The hiding place was cunning, and right in plain view, a ploy Zeb had learned from old Slaight of Hand: the obvious is invisible. On a glass shelf behind the bar there was an array of novelty corkscrews, nutcrackers, and salt-and-peppers in the shapes of naked women. The arrangement of their parts was ingenious: the legs would open, the corkscrew would be revealed; the legs would open, the nut would be inserted, the legs would close, the nut would be cracked; the legs would open, the head would be screwed around, the salt or pepper would descend. Laughter all round.
The white bishop had been inserted into the salt cavity of one of these iron maidens, a green lady with enamelled scales.
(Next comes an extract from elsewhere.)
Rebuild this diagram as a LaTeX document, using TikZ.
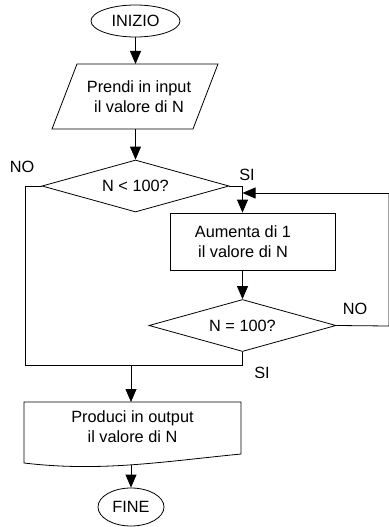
\documentclass[tikz,border=0pt]{standalone}
\usepackage{fontspec}
\setmainfont{Liberation Sans}
\usetikzlibrary{arrows.meta,shapes.geometric}
\begin{document}
\begin{tikzpicture}[x=1pt,y=-1pt,
  line width=0.8pt,
  every node/.style={font=\fontsize{16.3}{20}\selectfont, align=center, inner sep=0pt},
  term/.style={ellipse, draw},
  dec/.style={diamond, draw, aspect=3.5, minimum width=187pt, minimum height=52pt},
  procbox/.style={rectangle, draw, minimum width=165pt, minimum height=57pt},
  arr/.style={-{Triangle[width=11pt,length=13pt]}}]
\useasboundingbox (0,0) rectangle (388,527);

% terminals
\node[term, minimum width=89pt, minimum height=32pt] (inizio) at (135.5,21) {INIZIO};
\node[term, minimum width=66pt, minimum height=38pt] (fine) at (131,507) {FINE};

% input parallelogram
\node (inp) at (139,97) {Prendi in input\\il valore di N};
\draw (77,64) -- (218,64) -- (193,129) -- (52,129) -- cycle;
\coordinate (inptop) at (135.5,64);
\coordinate (inpbot) at (135.5,129);

% decisions
\node[dec] (d1) at (135.5,186) {N < 100?};
\node[dec] (d2) at (242.5,325.5) {N = 100?};

% process
\node[procbox] (aumbox) at (252.5,241.5) {};
\node (aum) at (243,241.5) {Aumenta di 1\\il valore di N};

% output document
\node (out) at (132.5,427) {Produci in output\\il valore di N};
\draw (24,402) -- (241,402) -- (241,454) .. controls (160,462) and (100,472) .. (24,463) -- cycle;
\coordinate (outtop) at (131,402);
\coordinate (outbot) at (131,465);

% routing points
\coordinate (j1) at (242.5,186);
\coordinate (j2) at (242.5,193);
\coordinate (r1) at (389,326);
\coordinate (r2) at (389,193);
\coordinate (l1) at (25,186);
\coordinate (l2) at (25,365);
\coordinate (b1) at (242.5,365);
\coordinate (m1) at (131,365);

% connectors
\draw[arr] (inizio) -- (inptop);
\draw[arr] (inpbot) -- (d1);
\draw (d1.east) -- (j1);
\draw[arr] (j1) -- (aumbox.north -| j1);
\draw[arr] (aumbox.south -| j1) -- (d2);
\draw (d2.east) -- (r1) -- (r2);
\draw[arr] (r2) -- (j2);
\draw (d1.west) -- (l1) -- (l2) -- (b1) -- (d2.south);
\draw[arr] (m1) -- (outtop);
\draw[arr] (outbot) -- (fine);

% labels
\node (no1) at (22,167) {NO};
\node (si1) at (247,175) {SI};
\node (no2) at (355,309) {NO};
\node (si2) at (262,373) {SI};
\end{tikzpicture}
\end{document}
Her head still turned, salt still came out from between her thighs, but the bartenders had been told that this one was fragile – no man was too keen to have his salty sex toy’s head come off in mid-screw – so they should use the others instead, on the occasions when salt was required. Which were not frequent, though some liked to sprinkle salt in their beer and on their bar snacks.
Zeb kept an eye on the scaly green girl with the inner bishop. He felt he owed it to Pilar. Still, he was jumpy about the chosen location. What if someone got hold of the thing when he wasn’t there, fooled around with it, and found the pills? What if they thought the colourful little oblongs were brain candy, and took one or two just to try them? Since Zeb had no idea what the pills might actually do to a person, that possibility made him nervous.
Adam, on the other hand, was remarkably cool about it, taking the view that no one would think to look inside a salt shaker unless it ran out of salt. “Though I don’t know why I’m saying ‘remarkably,’ ” says Zeb. “He was always a cool little bugger.”
“He was living there too?” asks Toby. “At Scales and Tails?” She can’t picture it. What would Adam One have done there all day, among the exotic dancers and their unusual fashion items? When she’d known him – once he’d been Adam One – he’d been quietly disapproving of female vanity, and of colour and ostentation and cleavage and leg in a woman’s outfit. But there was no way he could have implemented the Gardener religion at Scales or convinced its workers to follow the simple life. Those women must have had expensive manicures. They wouldn’t have put up with being required to dig and delve and relocate slugs and snails, even if there had been any vegetable-plot space available at Scales: ladies of the night do not weed by day.